[Medan | 15 Juli 2025] Menanggapi rencana Presiden AS Donald Trump yang akan menaikkan tarif impor, termasuk kemungkinan tarif sekunder bagi negara-negara pembeli minyak Rusia, sejumlah ekonom dan investor global menilai Bank Indonesia (BI) perlu menurunkan suku bunga lebih agresif.
Bank Indonesia dianggap dapat membantu memperkuat daya saing domestik serta meredam tekanan rupiah dan inflasi, yang muncul seiring ketegangan geopolitik dan proteksionisme global.
Namun, analis dari Mirae Asset Sekuritas, Karinska Salsabila Priyatno, memperingatkan agar BI bersikap hati-hati dan tidak mendahului langkah Federal Reserve (The Fed). Karinska menyebut BI kemungkinan besar akan menahan atau tidak terlalu cepat menurunkan suku bunga supaya tidak memicu pelarian modal, apalagi mengingat pasar tenaga kerja AS masih relatif kuat.
Sementara itu, analis Infovesta Kapital Advisori, Fajar Dwi Alfian, menilai ruang pemangkasan BI memang perlu tapi harus sejalan dengan data domestik. Fajar menyebut inflasi Indonesia saat ini masih terkendali, nilai tukar relatif stabil, dan prospek pemangkasan bunga The Fed masih belum pasti.
Jika BI menurunkan suku bunga, sektor properti, perbankan, dan konsumsi bisa menikmati angin segar dari suku bunga yang lebih rendah, sekaligus meningkatkan aktivitas kredit dan konsumsi masyarakat.
Ekonom Panin Sekuritas, Felix Darmawan, juga mendukung potensi penurunan BI Rate sebesar 25 basis poin jadi 5,25% pada Juli 2025. Menurutnya, sentimen global yang tertekan akibat tarif trade war dan inflasi domestik yang masih ringan memberi kelonggaran bagi BI untuk melakukan pelonggaran moneter. Tapi ia juga menyoroti bahwa pola trajectory BI harus mempertimbangkan rebalance suku bunga AS dan arus modal asing masuk atau keluar.
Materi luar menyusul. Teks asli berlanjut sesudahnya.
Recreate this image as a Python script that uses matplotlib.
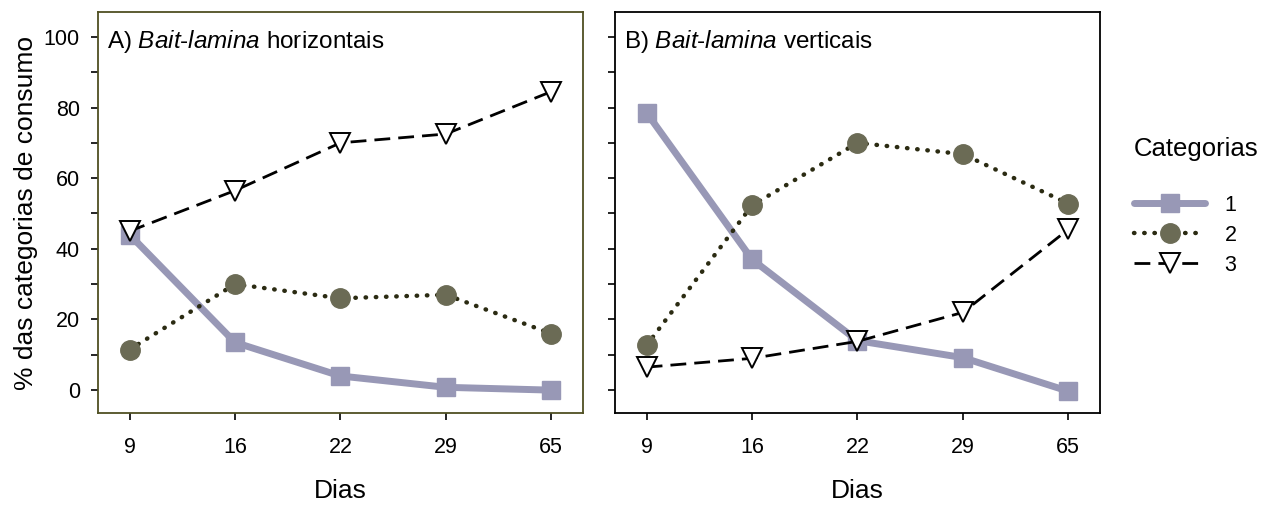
import matplotlib
matplotlib.use("Agg")
import matplotlib.pyplot as plt
import numpy as np

plt.rcParams['font.family'] = ['Liberation Sans', 'DejaVu Sans']
plt.rcParams['mathtext.fontset'] = 'custom'
plt.rcParams['mathtext.rm'] = 'Liberation Sans'
plt.rcParams['mathtext.it'] = 'Liberation Sans:italic'

dias = ['9', '16', '22', '29', '65']
categorias = ['1', '2', '3']

# painel A - horizontais
a_cat1 = [44, 13.5, 4, 0.8, 0]
a_cat2 = [11.5, 30, 26, 27, 16]
a_cat3 = [45, 56.5, 70, 72.5, 84.5]

# painel B - verticais
b_cat1 = [78.5, 37, 14, 9.2, -0.3]
b_cat2 = [12.7, 52.3, 70, 66.8, 52.8]
b_cat3 = [6.5, 9, 13.8, 22, 45.5]

c1 = '#9898b6'
c2 = '#6b6b55'
c2_line = '#2b2b12'

fig = plt.figure(figsize=(12.76, 5.05), dpi=100)
axA = fig.add_axes([0.0768, 0.182, 0.380, 0.794])
axB = fig.add_axes([0.482, 0.182, 0.380, 0.794])

x = np.arange(len(dias))

def draw(ax, s1, s2, s3):
    h1, = ax.plot(x, s1, color=c1, lw=5, marker='s', ms=13,
                  solid_capstyle='round', zorder=2)
    h2, = ax.plot(x, s2, color=c2_line, lw=3.2, linestyle=(0, (0.1, 2.2)),
                  dash_capstyle='round', marker='o', ms=14,
                  markerfacecolor=c2, markeredgecolor=c2, zorder=3)
    h3, = ax.plot(x, s3, color='black', lw=2, linestyle=(0, (5.7, 2.9)),
                  marker='v', ms=14, markerfacecolor='white',
                  markeredgecolor='black', markeredgewidth=1.4, zorder=4)
    ax.set_xlim(-0.3, 4.3)
    ax.set_ylim(-6.5, 107)
    ax.set_xticks(x)
    ax.set_xticklabels(dias, fontsize=15.5)
    ax.set_yticks(np.arange(0, 101, 20))
    ax.set_yticks(np.arange(10, 100, 20), minor=True)
    ax.tick_params(axis='both', which='both', direction='out', length=5, width=1.2)
    ax.tick_params(axis='x', pad=12)
    ax.tick_params(axis='y', pad=8)
    ax.set_xlabel('Dias', fontsize=19, labelpad=15)
    return h1, h2, h3

draw(axA, a_cat1, a_cat2, a_cat3)
handles = draw(axB, b_cat1, b_cat2, b_cat3)

axA.set_yticklabels([str(v) for v in range(0, 101, 20)], fontsize=15.5)
axA.set_ylabel('% das categorias de consumo', fontsize=19, labelpad=4)
axB.set_yticklabels([])

for s in axA.spines.values():
    s.set_color('#4f4f22')
    s.set_linewidth(1.3)
for s in axB.spines.values():
    s.set_color('black')
    s.set_linewidth(1.3)

axA.text(0.019, 0.96, r'A) $\it{Bait}$-$\it{lamina}$ horizontais', transform=axA.transAxes,
         fontsize=17.5, va='top', ha='left')
axB.text(0.019, 0.96, r'B) $\it{Bait}$-$\it{lamina}$ verticais', transform=axB.transAxes,
         fontsize=17.5, va='top', ha='left')

leg = fig.legend(handles, categorias, title='Categorias', loc='upper left',
                 bbox_to_anchor=(0.882, 0.745), frameon=False, fontsize=15.5,
                 title_fontsize=18.5, handlelength=3.3, labelspacing=0.42,
                 handletextpad=0.9, borderaxespad=0)
leg._legend_box.align = 'left'
leg._legend_box.sep = 24

fig.savefig('out.png', dpi=100)
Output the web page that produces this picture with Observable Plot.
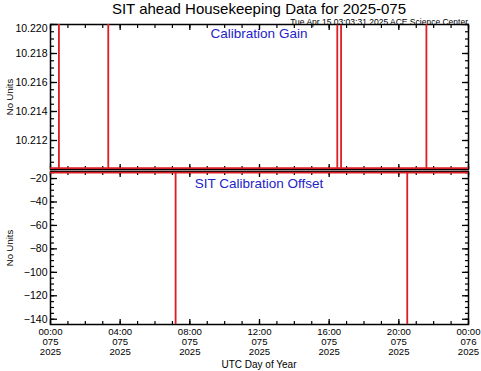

Sentimen tarif Trump yang memicu kekhawatiran global memberi tekanan ke rupiah dan yield SBN jangka pendek. Dalam konteks itu, pemangkasan suku bunga oleh BI akan bisa menjadi sinyal penting bagi pasar keuangan, mendorong aksi beli saham perbankan dan emiten berbasis konsumsi atau properti. Namun, jika BI terlalu agresif sebelum The Fed, risikonya adalah arus modal asing keluar serta pelemahan rupiah, sehingga BI perlu menjaga keseimbangan antara mempertahankan stabilitas nilai tukar dan mendorong pertumbuhan ekonomi.